There is an immense significance in the fact that, as a rule, people who exploit another race spread evil reports about that race. In the smoking-rooms of foreign hotels and clubs in the Far East one will hear all manner of sneers at the people in whose country he happens to be at the moment. He will be told that they cannot be trusted; that they are savage at heart; that they do not understand us and that we cannot understand them. He will be told that missionary work among them is idle. For decades travelers in China had been told by many foreign residents who were there for commercial purposes that no Chinese ever became a Christian except for a consideration; and yet, when the Boxer Rebellion put Chinese Christianity to the test, the Chinese Christians died as heroically and in as great numbers as did the primitive Christians in the earliest persecutions. In Japan, in Korea, in China, in India, the exploiters who went there to create business and to make money out of the country were often critical, censori

ous, and bitterly cynical. There are, of course, many exceptions to this statement; but it remains true that the exploiter rarely understands the people among whom he lives. He looks at them simply from the trade point of view.

On the other hand, teachers, students, missionaries, respect and love the people among whom they live and for whom they work. It is a significant and beautiful truth that, as a rule, the missionaries in the Far East are partisans of the people whom they are trying to serve. The Chinese, Japanese, Koreans, Indians, have no more devoted friends and lovers than the missionaries.

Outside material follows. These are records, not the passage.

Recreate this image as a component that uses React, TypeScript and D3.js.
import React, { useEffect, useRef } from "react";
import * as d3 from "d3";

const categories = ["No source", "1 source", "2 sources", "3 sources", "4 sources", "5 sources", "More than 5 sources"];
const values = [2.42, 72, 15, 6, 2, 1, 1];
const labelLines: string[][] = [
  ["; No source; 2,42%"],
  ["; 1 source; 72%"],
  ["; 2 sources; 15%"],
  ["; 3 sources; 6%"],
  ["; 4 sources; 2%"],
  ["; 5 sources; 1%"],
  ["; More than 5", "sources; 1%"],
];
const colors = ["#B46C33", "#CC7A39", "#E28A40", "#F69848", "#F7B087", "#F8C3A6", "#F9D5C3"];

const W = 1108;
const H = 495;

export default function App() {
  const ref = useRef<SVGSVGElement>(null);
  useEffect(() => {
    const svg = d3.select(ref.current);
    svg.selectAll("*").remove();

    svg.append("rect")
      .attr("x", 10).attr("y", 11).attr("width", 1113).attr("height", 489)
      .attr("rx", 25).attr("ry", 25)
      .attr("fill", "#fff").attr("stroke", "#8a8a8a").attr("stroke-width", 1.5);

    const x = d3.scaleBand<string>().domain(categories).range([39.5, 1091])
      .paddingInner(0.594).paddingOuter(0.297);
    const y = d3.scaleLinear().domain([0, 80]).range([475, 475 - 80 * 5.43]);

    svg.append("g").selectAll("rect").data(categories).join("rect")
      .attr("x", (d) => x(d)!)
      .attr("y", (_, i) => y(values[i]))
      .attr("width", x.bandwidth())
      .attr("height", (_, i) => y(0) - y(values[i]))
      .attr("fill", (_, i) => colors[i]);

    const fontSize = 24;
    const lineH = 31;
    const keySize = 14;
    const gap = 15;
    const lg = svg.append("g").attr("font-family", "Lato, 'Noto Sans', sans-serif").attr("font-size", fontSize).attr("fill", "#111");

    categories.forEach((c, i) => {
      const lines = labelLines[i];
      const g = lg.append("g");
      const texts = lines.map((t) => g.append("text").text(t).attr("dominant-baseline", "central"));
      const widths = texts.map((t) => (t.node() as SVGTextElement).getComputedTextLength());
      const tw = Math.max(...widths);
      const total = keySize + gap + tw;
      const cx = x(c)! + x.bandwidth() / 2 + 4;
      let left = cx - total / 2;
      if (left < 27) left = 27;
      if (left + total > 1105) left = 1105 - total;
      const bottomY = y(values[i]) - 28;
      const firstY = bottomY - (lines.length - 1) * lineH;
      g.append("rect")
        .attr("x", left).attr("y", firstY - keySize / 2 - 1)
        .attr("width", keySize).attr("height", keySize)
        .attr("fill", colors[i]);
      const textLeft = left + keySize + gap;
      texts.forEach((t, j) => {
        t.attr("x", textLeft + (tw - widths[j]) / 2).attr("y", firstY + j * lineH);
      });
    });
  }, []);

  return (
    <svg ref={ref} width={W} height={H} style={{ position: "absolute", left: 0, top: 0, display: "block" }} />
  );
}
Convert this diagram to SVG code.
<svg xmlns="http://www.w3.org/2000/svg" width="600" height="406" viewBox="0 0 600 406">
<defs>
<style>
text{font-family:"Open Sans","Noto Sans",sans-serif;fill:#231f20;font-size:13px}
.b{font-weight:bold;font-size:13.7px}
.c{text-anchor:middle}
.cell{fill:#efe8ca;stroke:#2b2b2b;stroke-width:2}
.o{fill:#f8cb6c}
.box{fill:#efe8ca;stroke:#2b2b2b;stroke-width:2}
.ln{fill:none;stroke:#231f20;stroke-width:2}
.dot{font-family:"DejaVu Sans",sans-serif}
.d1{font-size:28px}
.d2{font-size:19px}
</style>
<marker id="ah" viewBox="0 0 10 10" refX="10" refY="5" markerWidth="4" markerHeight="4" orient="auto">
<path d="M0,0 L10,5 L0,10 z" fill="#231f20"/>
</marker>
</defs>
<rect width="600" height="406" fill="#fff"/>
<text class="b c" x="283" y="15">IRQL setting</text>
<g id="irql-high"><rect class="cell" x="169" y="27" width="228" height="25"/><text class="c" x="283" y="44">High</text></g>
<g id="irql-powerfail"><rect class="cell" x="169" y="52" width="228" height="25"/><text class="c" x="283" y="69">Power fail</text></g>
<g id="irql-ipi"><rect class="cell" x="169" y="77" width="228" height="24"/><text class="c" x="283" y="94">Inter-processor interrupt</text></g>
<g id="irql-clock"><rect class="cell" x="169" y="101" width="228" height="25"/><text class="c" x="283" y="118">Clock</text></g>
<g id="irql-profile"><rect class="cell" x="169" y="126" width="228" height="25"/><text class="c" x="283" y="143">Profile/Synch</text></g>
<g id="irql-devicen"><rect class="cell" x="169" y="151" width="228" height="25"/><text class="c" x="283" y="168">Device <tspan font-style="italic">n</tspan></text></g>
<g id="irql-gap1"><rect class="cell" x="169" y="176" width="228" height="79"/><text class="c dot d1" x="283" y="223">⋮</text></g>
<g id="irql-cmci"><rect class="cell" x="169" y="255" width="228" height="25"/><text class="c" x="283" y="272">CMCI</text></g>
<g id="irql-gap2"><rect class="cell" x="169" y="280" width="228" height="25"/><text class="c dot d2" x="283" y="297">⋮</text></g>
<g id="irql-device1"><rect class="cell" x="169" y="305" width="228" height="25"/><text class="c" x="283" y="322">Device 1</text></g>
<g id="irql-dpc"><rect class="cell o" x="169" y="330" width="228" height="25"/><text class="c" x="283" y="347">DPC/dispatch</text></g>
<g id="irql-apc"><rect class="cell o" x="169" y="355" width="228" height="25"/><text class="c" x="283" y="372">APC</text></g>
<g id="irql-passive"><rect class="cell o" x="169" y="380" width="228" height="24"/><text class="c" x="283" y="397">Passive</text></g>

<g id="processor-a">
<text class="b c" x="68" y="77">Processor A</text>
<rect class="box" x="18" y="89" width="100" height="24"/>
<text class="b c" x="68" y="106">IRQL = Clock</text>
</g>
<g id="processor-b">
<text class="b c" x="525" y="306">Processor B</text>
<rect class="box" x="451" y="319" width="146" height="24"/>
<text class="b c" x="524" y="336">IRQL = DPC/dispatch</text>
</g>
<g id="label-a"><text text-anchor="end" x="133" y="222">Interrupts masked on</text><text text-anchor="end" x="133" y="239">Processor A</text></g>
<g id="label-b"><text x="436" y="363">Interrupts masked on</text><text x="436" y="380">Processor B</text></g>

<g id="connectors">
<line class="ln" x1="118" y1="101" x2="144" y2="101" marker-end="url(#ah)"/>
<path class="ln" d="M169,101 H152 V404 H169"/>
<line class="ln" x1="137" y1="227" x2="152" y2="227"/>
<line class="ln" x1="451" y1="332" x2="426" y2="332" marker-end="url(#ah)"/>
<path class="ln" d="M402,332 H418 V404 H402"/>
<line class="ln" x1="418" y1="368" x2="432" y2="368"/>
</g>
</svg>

It is also a beautiful and significant fact that settlement workers among the different races, as a rule, love the races with whom they are living. Those who are working in an Italian neighborhood will tell you that no people are so attractive and charming as the Italians; those who are working among the Armenians point out the ancient virtues and the modern attractiveness of one of the oldest races; while those who are teaching and working among the Jewish populations of the city will tell you that no children are half so responsive, no people so grateful, as the Jews.

And these statements are all true. It is impossible to live with a people and work for them without coming to have a great affection for them. You cannot give the best to others without getting the best from them. To deal with people for purposes of exploitation is to give them the worst that is in you and to evoke the worst that is in them. the other hand, to serve people is to give them your best and to evoke their best.

Here clearly is a great secret which, once learned, will solve half the problems which are now facing society. For the separation between different sections of society, although it seems an almost insurmountable obstacle, disappears when helpfulness, confidence, and affection take the place of suspicion, antagonism, and distrust. There is no magic about this; it is the operation of a fundamental law of life. Men have gone through many wasteful and tragic centuries to get even a glimpse of this great truth. It may be that they will go through other centuries before they will see it clearly enough to make it a rule of life. Sooner or later, however, unless civilization is to fail, helpfulness is to take the place of exploitation, confidence the place of suspicion, and a deep human sympathy akin to love, the place of race antagonism.